Quelques convictions de base

Le Christ Jésus  

a été envoyé par Dieu pour sauver le monde par amour en vue du Royaume ( Jn 3,16-17)

a été consacré par l’Esprit pour proclamer l’autorité de l’Evangile libérateur  (Lc 4,19 et 21)

est devenu Seigneur et grand Prêtre de l’Alliance nouvelle par le mystère pascal  (Hébreux)

s’est manifesté comme serviteur de Dieu et sauveur de l’humanité  (Jn 13,1-20)

a rassemblé, instruit et envoyé des apôtres et des disciples pour témoigner de sa venue et de sa mission ( Mt 28,16-20)

Au terme de son ministère parmi nous, l’Eglise a surgi comme le nouveau peuple de Dieu ( I P 2,10) par les énergies de l’Esprit de Pentecôte (Ac 2)

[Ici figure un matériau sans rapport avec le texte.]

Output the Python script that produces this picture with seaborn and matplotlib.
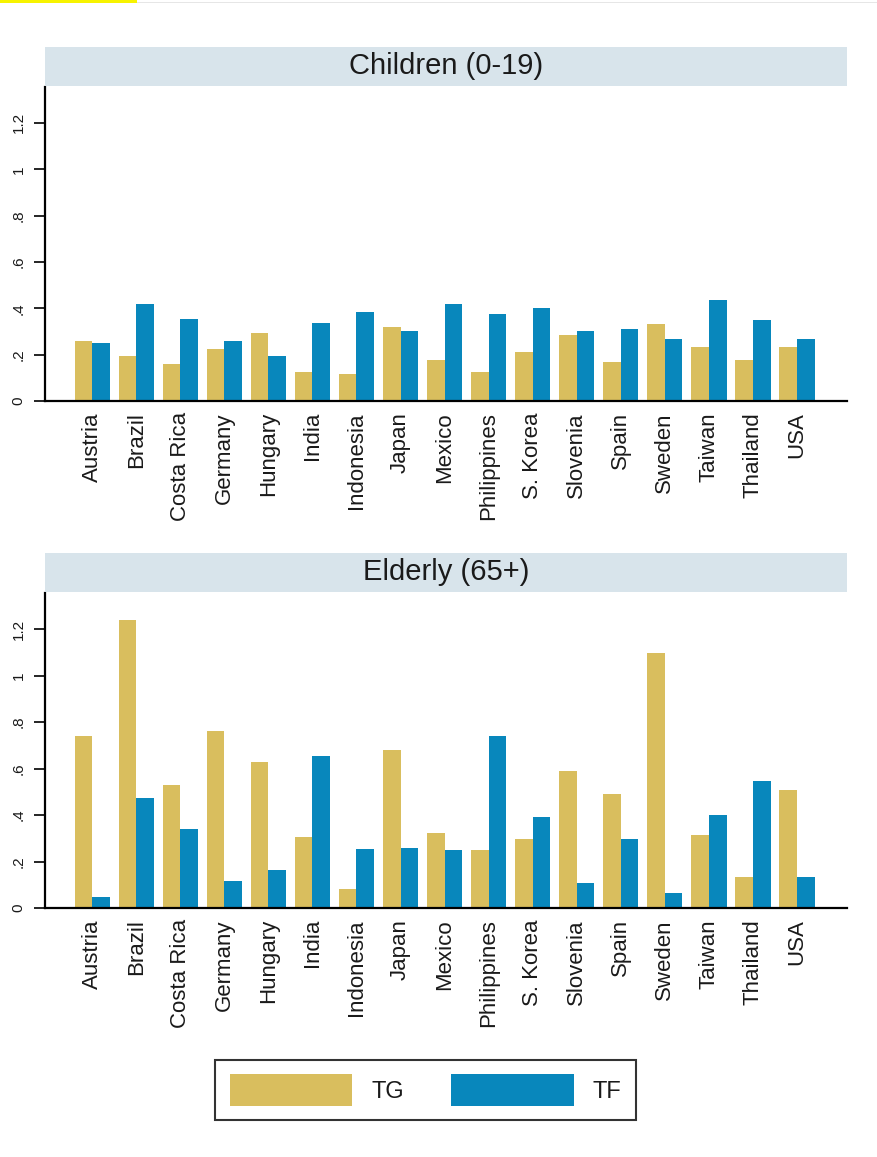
import matplotlib
matplotlib.use("Agg")
import matplotlib.pyplot as plt
from matplotlib.patches import Rectangle, Patch
import seaborn as sns
import pandas as pd

countries = ["Austria", "Brazil", "Costa Rica", "Germany", "Hungary", "India",
             "Indonesia", "Japan", "Mexico", "Philippines", "S. Korea", "Slovenia",
             "Spain", "Sweden", "Taiwan", "Thailand", "USA"]

children_tg = [0.259, 0.194, 0.160, 0.223, 0.295, 0.124, 0.115, 0.321, 0.178,
               0.124, 0.213, 0.285, 0.168, 0.331, 0.232, 0.177, 0.232]
children_tf = [0.250, 0.419, 0.355, 0.259, 0.196, 0.338, 0.384, 0.303, 0.419,
               0.374, 0.401, 0.303, 0.311, 0.266, 0.436, 0.348, 0.266]

elderly_tg = [0.742, 1.240, 0.528, 0.760, 0.626, 0.305, 0.081, 0.679, 0.321,
              0.250, 0.296, 0.590, 0.492, 1.099, 0.313, 0.134, 0.509]
elderly_tf = [0.046, 0.475, 0.341, 0.117, 0.163, 0.653, 0.252, 0.260, 0.249,
              0.742, 0.393, 0.108, 0.296, 0.063, 0.401, 0.545, 0.134]

panel_titles = ["Children (0-19)", "Elderly (65+)"]
series_names = ["TG", "TF"]
y_ticks = [0, 0.2, 0.4, 0.6, 0.8, 1.0, 1.2]
y_tick_labels = ["0", ".2", ".4", ".6", ".8", "1", "1.2"]

colors = {"TG": "#D9BE5E", "TF": "#0887BC"}
strip_color = "#D8E4EB"

sns.set_theme(style="white")
plt.rcParams["font.family"] = ["Liberation Sans", "DejaVu Sans"]

W, H = 878, 1157
fig = plt.figure(figsize=(W / 100, H / 100), dpi=100)

def long_frame(tg, tf):
    rows = []
    for c, a, b in zip(countries, tg, tf):
        rows.append({"country": c, "series": "TG", "value": a})
        rows.append({"country": c, "series": "TF", "value": b})
    return pd.DataFrame(rows)

panels = [
    (panel_titles[0], long_frame(children_tg, children_tf), 87, 401),
    (panel_titles[1], long_frame(elderly_tg, elderly_tf), 593, 908),
]

strip_h = 39
for title, df, top_px, bot_px in panels:
    ax = fig.add_axes([45 / W, 1 - bot_px / H, 802 / W, (bot_px - top_px) / H])
    sns.barplot(data=df, x="country", y="value", hue="series",
                hue_order=series_names, palette=colors, order=countries,
                width=0.8, saturation=1, edgecolor="none", linewidth=0,
                ax=ax, legend=False)
    ax.set_ylim(0, 1.355)
    ax.set_xlim(-1.07, len(countries) - 1 + 1.135)
    ax.set_yticks(y_ticks)
    ax.set_yticklabels(y_tick_labels, rotation=90, va="center", fontsize=11)
    ax.tick_params(axis="y", direction="out", length=8, width=1.2,
                   color="black", pad=6, left=True)
    ax.tick_params(axis="x", length=0, pad=8)
    ax.set_xticks(range(len(countries)))
    ax.set_xticklabels(countries, rotation=90, fontsize=16, color="#1a1a1a")
    for lab in ax.get_yticklabels():
        lab.set_color("#1a1a1a")
    ax.set_xlabel("")
    ax.set_ylabel("")
    for s in ["top", "right"]:
        ax.spines[s].set_visible(False)
    for s in ["left", "bottom"]:
        ax.spines[s].set_color("black")
        ax.spines[s].set_linewidth(1.6)
    ax.grid(False)

    # header strip above each panel
    strip_bottom = 1 - (top_px - 1) / H
    fig.patches.append(Rectangle((45 / W, strip_bottom), 802 / W, strip_h / H,
                                 transform=fig.transFigure, facecolor=strip_color,
                                 edgecolor="none", zorder=0))
    fig.text((45 + 401) / W, strip_bottom + strip_h / 2 / H, title,
             ha="center", va="center", fontsize=21, color="#1a1a1a")

# shared legend
handles = [Patch(facecolor=colors[n], edgecolor="none") for n in series_names]
leg = fig.legend(handles, series_names, loc="center",
                 bbox_to_anchor=(425.5 / W, 1 - 1090 / H), ncol=2,
                 fontsize=17, handlelength=5.2, handleheight=1.65,
                 handletextpad=0.8, columnspacing=2.0, borderpad=0.62,
                 frameon=True, fancybox=False, borderaxespad=0)
leg.get_frame().set_edgecolor("black")
leg.get_frame().set_linewidth(1.5)
for t in leg.get_texts():
    t.set_color("#1a1a1a")

# thin highlight bar along the top edge
fig.patches.append(Rectangle((0, 1 - 3 / H), 137 / W, 3 / H, transform=fig.transFigure,
                             facecolor="#F7F300", edgecolor="none"))
fig.patches.append(Rectangle((137 / W, 1 - 3 / H), 1 - 137 / W, 1.2 / H,
                             transform=fig.transFigure, facecolor="#E6E6E6",
                             edgecolor="none"))

fig.savefig("out.png", dpi=100)
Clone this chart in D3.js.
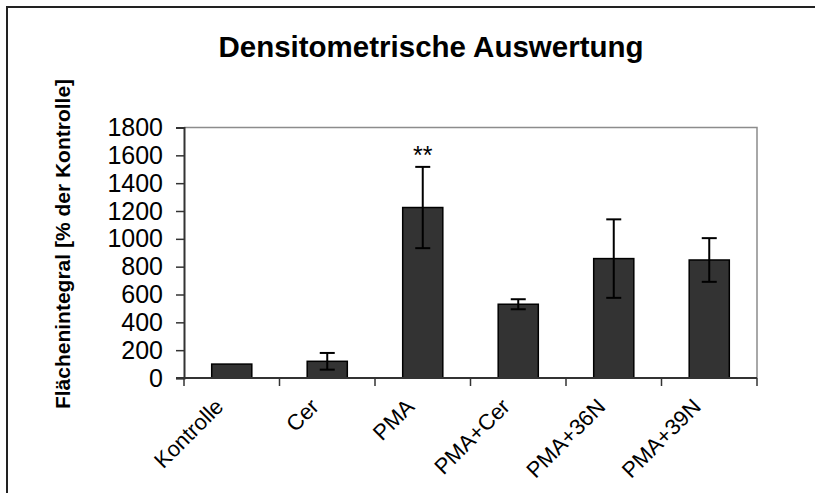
<!DOCTYPE html>
<html><head><meta charset="utf-8">
<script src="https://cdn.jsdelivr.net/npm/d3@7"></script>
<style>html,body{margin:0;padding:0;background:#fff;}svg{display:block;font-family:"Liberation Sans",Arial,sans-serif;}</style>
</head><body>
<svg id="chart" width="815" height="493"></svg>
<script>
const categories = ["Kontrolle", "Cer", "PMA", "PMA+Cer", "PMA+36N", "PMA+39N"];
const means = [100, 120, 1225, 530, 858, 848];
const errors = [0, 60, 292, 36, 282, 157];
const yTicks = [0, 200, 400, 600, 800, 1000, 1200, 1400, 1600, 1800];
const significance = ["", "", "**", "", "", ""];
const titleText = "Densitometrische Auswertung";
const yTitle = "Flächenintegral [% der Kontrolle]";

const svg = d3.select("#chart");
const L = 184, R = 757, T = 127.5, B = 378;

// outer frame (clipped at right/bottom)
svg.append("rect").attr("x", 7).attr("y", 7).attr("width", 900).attr("height", 600)
  .attr("fill", "none").attr("stroke", "#222").attr("stroke-width", 2);

const x = d3.scaleBand().domain(categories).range([L, R]).paddingInner(0.58).paddingOuter(0.29);
const y = d3.scaleLinear().domain([0, 1800]).range([B, T]);

// plot border top & right (gray)
svg.append("path").attr("d", `M${L},${T}H${R}V${B}`).attr("fill", "none")
  .attr("stroke", "#8c8c8c").attr("stroke-width", 1.5);

// bars
svg.append("g").selectAll("rect").data(categories).join("rect")
  .attr("x", d => x(d)).attr("width", x.bandwidth())
  .attr("y", (d, i) => y(means[i])).attr("height", (d, i) => y(0) - y(means[i]))
  .attr("fill", "#333333").attr("stroke", "#000").attr("stroke-width", 1.5);

// error bars
const eg = svg.append("g").attr("stroke", "#000").attr("stroke-width", 2);
categories.forEach((c, i) => {
  if (!errors[i]) return;
  const cx = x(c) + x.bandwidth() / 2;
  const y1 = y(means[i] + errors[i]), y2 = y(means[i] - errors[i]);
  eg.append("line").attr("x1", cx).attr("x2", cx).attr("y1", y1).attr("y2", y2);
  eg.append("line").attr("x1", cx - 7.5).attr("x2", cx + 7.5).attr("y1", y1).attr("y2", y1);
  eg.append("line").attr("x1", cx - 7.5).attr("x2", cx + 7.5).attr("y1", y2).attr("y2", y2);
});

// significance
svg.append("g").selectAll("text").data(categories).join("text")
  .attr("x", d => x(d) + x.bandwidth() / 2).attr("y", (d, i) => y(means[i] + errors[i]) - 3)
  .attr("text-anchor", "middle").attr("font-size", 25).attr("fill", "#000")
  .text((d, i) => significance[i]);

// y axis
const yAxis = d3.axisLeft(y).tickValues(yTicks).tickSize(8).tickPadding(13).tickFormat(d3.format("d"));
const yg = svg.append("g").attr("transform", `translate(${L},0)`).call(yAxis);
yg.select(".domain").attr("stroke", "#333").attr("stroke-width", 2);
yg.selectAll(".tick line").attr("stroke", "#333").attr("stroke-width", 1.5);
yg.selectAll(".tick text").attr("font-size", 25).attr("fill", "#000")
  .attr("font-family", "Liberation Sans, Arial, sans-serif");

// x axis
const boundaries = categories.map(c => x(c) - x.step() * x.paddingInner() / 2).concat([R]);
const xg = svg.append("g");
xg.append("line").attr("x1", L - 8).attr("x2", R).attr("y1", B).attr("y2", B)
  .attr("stroke", "#333").attr("stroke-width", 2);
xg.selectAll("line.tk").data(boundaries).join("line").attr("class", "tk")
  .attr("x1", d => d).attr("x2", d => d).attr("y1", B).attr("y2", B + 8)
  .attr("stroke", "#333").attr("stroke-width", 1.5);
xg.selectAll("text").data(categories).join("text")
  .attr("transform", d => `translate(${x(d) + x.bandwidth() / 2 - 7},${B + 30}) rotate(-45)`)
  .attr("text-anchor", "end").attr("font-size", 22).attr("fill", "#000")
  .text(d => d);

// title
svg.append("text").attr("x", 431).attr("y", 57).attr("text-anchor", "middle")
  .attr("font-size", 29.5).attr("font-weight", "bold").attr("fill", "#000").text(titleText);

// y title
svg.append("text").attr("transform", `translate(70,244) rotate(-90)`).attr("text-anchor", "middle")
  .attr("font-size", 21).attr("font-weight", "bold").attr("fill", "#000").text(yTitle);
</script>
</body></html>
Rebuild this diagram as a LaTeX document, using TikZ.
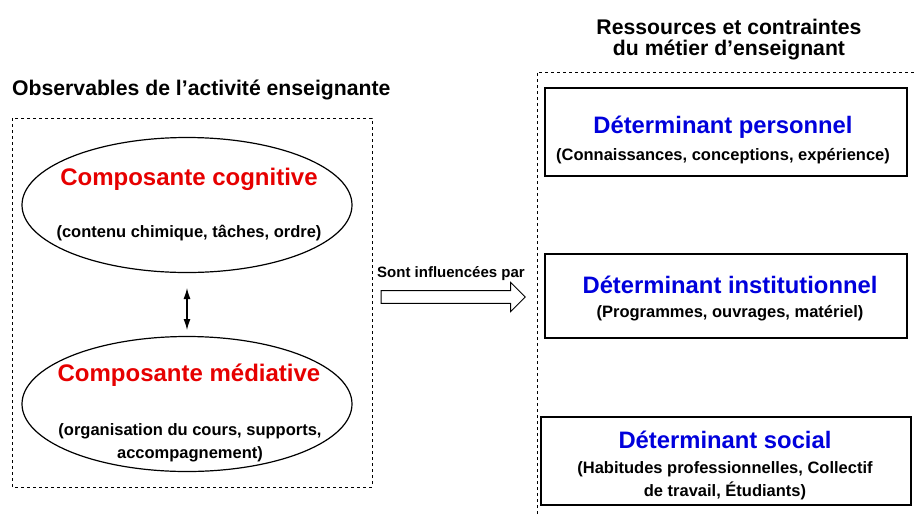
\documentclass[tikz,border=0pt]{standalone}
\usepackage{fontspec}
\setmainfont{Liberation Sans}
\usetikzlibrary{shapes.geometric,shapes.arrows,arrows.meta}
\definecolor{tred}{RGB}{230,0,0}
\definecolor{tblue}{RGB}{0,0,220}
\begin{document}
\begin{tikzpicture}[x=1pt,y=-1pt,
  font=\bfseries,
  dbox/.style={draw,dashed,dash pattern=on 3pt off 3pt,line width=0.9pt},
  ell/.style={draw,ellipse,line width=1.2pt,minimum width=330pt,minimum height=135pt},
  detbox/.style={draw,line width=1.1pt},
  redt/.style={text=tred,font=\bfseries\fontsize{24}{26}\selectfont},
  bluet/.style={text=tblue,font=\bfseries\fontsize{23.8}{26}\selectfont},
  small/.style={font=\bfseries\fontsize{16.5}{23}\selectfont,align=center},
  ttl/.style={font=\bfseries\fontsize{21.2}{21}\selectfont,align=center}]
\useasboundingbox (0,0) rectangle (917,515);
% left dashed box
\draw[dbox] (12,118) rectangle (372,487);
\node[ttl,anchor=west,inner sep=0pt] (t1) at (12,90) {Observables de l’activité enseignante};
\node[ttl] (t2) at (729,40) {Ressources et contraintes\\du métier d’enseignant};
% right dashed box (partial)
\draw[dbox] (537,520) -- (537,72) -- (920,72);
% ellipses
\node[ell] (e1) at (187,205) {};
\node[redt] (c1) at (189,179) {Composante cognitive};
\node[small] (s1) at (189,233) {(contenu chimique, tâches, ordre)};
\node[ell] (e2) at (187,404) {};
\node[redt] (c2) at (189,375) {Composante médiative};
\node[small] (s2) at (190,443) {(organisation du cours, supports,\\accompagnement)};
\coordinate (a1) at (187,288);
\coordinate (a2) at (187,330);
\draw[line width=1.2pt,{Latex[length=11pt,width=7pt]}-{Latex[length=11pt,width=7pt]}] (a1) -- (a2);
% block arrow
\node[font=\bfseries\fontsize{15}{18}\selectfont,anchor=south] (lbl) at (451,284) {Sont influencées par};
\node[single arrow,draw,line width=1pt,minimum height=144pt,minimum width=29pt,single arrow head extend=5pt,inner sep=3.5pt] (arr) at (450,297) {};
% determinant boxes
\node[detbox,minimum width=362pt,minimum height=88pt] (b1) at (726,132) {};
\node[bluet] (d1) at (723,127) {Déterminant personnel};
\node[small] (p1) at (723,156) {(Connaissances, conceptions, expérience)};
\node[detbox,minimum width=362pt,minimum height=84pt] (b2) at (726,296) {};
\node[bluet] (d2) at (730,285) {Déterminant institutionnel};
\node[small] (p2) at (730,313) {(Programmes, ouvrages, matériel)};
\node[detbox,minimum width=370pt,minimum height=88pt] (b3) at (726,461) {};
\node[bluet] (d3) at (725,440) {Déterminant social};
\node[small] (p3) at (725,481) {(Habitudes professionnelles, Collectif\\de travail, Étudiants)};
\end{tikzpicture}
\end{document}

Elle est composée de baptisés-consacrés formant en ce monde le corps du Christ (I Co 12,27), le temple de l’Esprit (II Co 6,16), une koinonia fraternelle (Ac 2,42), un peuple sacerdotal et prophétique (I P 2,9) en mission de témoignage pour l’Evangile (Ac 1,8)

 Cette Eglise accomplit sa mission en annonçant la Parole, en célébrant la mémoire vive du Christ, en rayonnant de son amour par des actions de service, dans la communauté chrétienne et au cœur de la société humaine, en tension féconde vers le Royaume à venir ( Ac 2,42-47)

Selon le témoignage des Ecritures du Nouveau Testament, ces communautés sont organisées et équipées

 - par le service des apôtres et des prophètes fondateurs (Ep 2,20)

- par un foisonnement de ministères variés, créés selon les besoins concrets, dans la pluralité des modèles et des figures (I Co 12,4-11)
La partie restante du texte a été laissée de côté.